About this tool
Direct comparison between six widely used data serialization formats: JSON, YAML, XML, TOML, INI and CSV. For each one you get side by side syntax, strengths, weaknesses and the context in which it makes sense to pick it. Useful for deciding the configuration format of a new application, quickly getting up to speed on a format you have not used before, or backing a technical decision with concrete reasoning.
How to use
- Read the comparison table for an overview of each format's traits.
- Compare the examples side by side. They all represent the same object to make comparison easier.

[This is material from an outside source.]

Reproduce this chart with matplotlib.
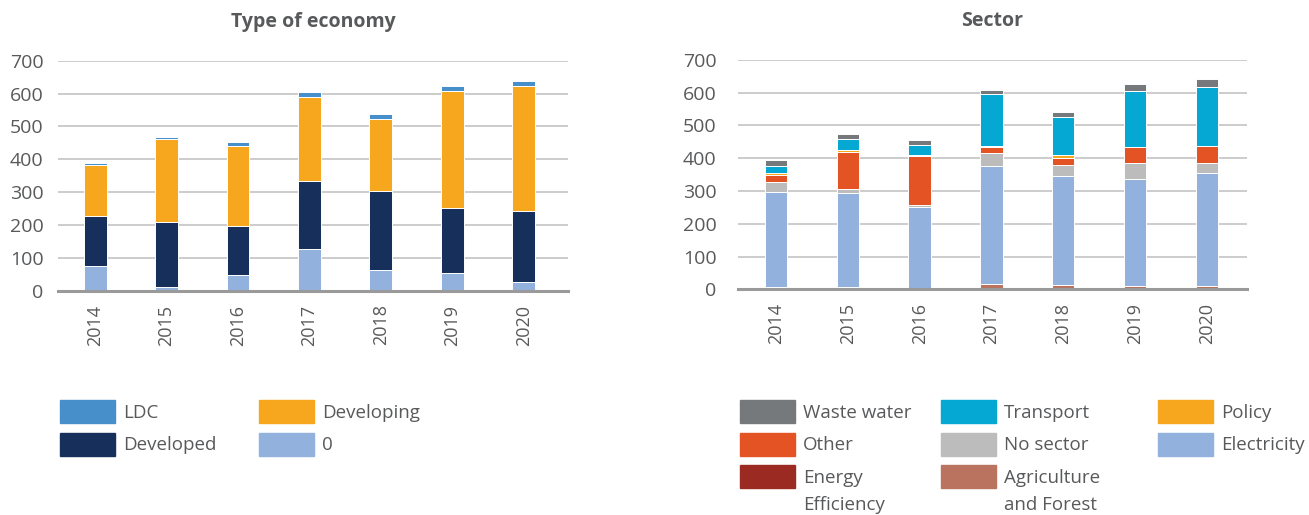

- Decide based on context. Some formats are better for hand edited configuration, others for exchange between systems.
Frequently asked questions
- Which format is the most used today?
- JSON dominates the web, no question. It is the default for REST APIs and frontend configuration. YAML rules DevOps and infrastructure, especially CI pipelines and container definitions. XML still holds ground in enterprise environments and formats with complex document structure. TOML grew significantly in developer tooling ecosystems. CSV remains the standard for tabular data.
- Can I convert between formats?
- Yes, in most cases. JSON, YAML and TOML have similar data models and conversion between them is almost direct. XML is more complex because of attributes and mixed content, but there are common mappings. CSV only represents tables, so converting to hierarchical or from hierarchical to CSV requires decisions on how to flatten the structure.
- Why is YAML so problematic?
- It has a much larger specification than it looks. Some keywords ("yes", "no", "on", "off") are interpreted as booleans, numbers with leading zeros may be read as octal, and indentation with spaces or tabs causes silent errors. Newer versions (YAML 1.2) addressed some of these, but you need to be careful about the parser's strict mode.
- Do JSON5 and JSONC solve JSON's lack of comments?
- Yes, they are JSON variants that add comments and some extra flexibility (trailing commas, unquoted keys). They are not universal standards but are supported in specific environments like code editors. For exchange between systems, stick to plain JSON for guaranteed compatibility.
- When should I pick TOML over YAML?
- TOML is better when you want clean syntax for configuration without YAML's indentation traps. For project configuration files with medium structure, TOML tends to be less error prone. YAML is better for very deep structures or when you need internal references and advanced features.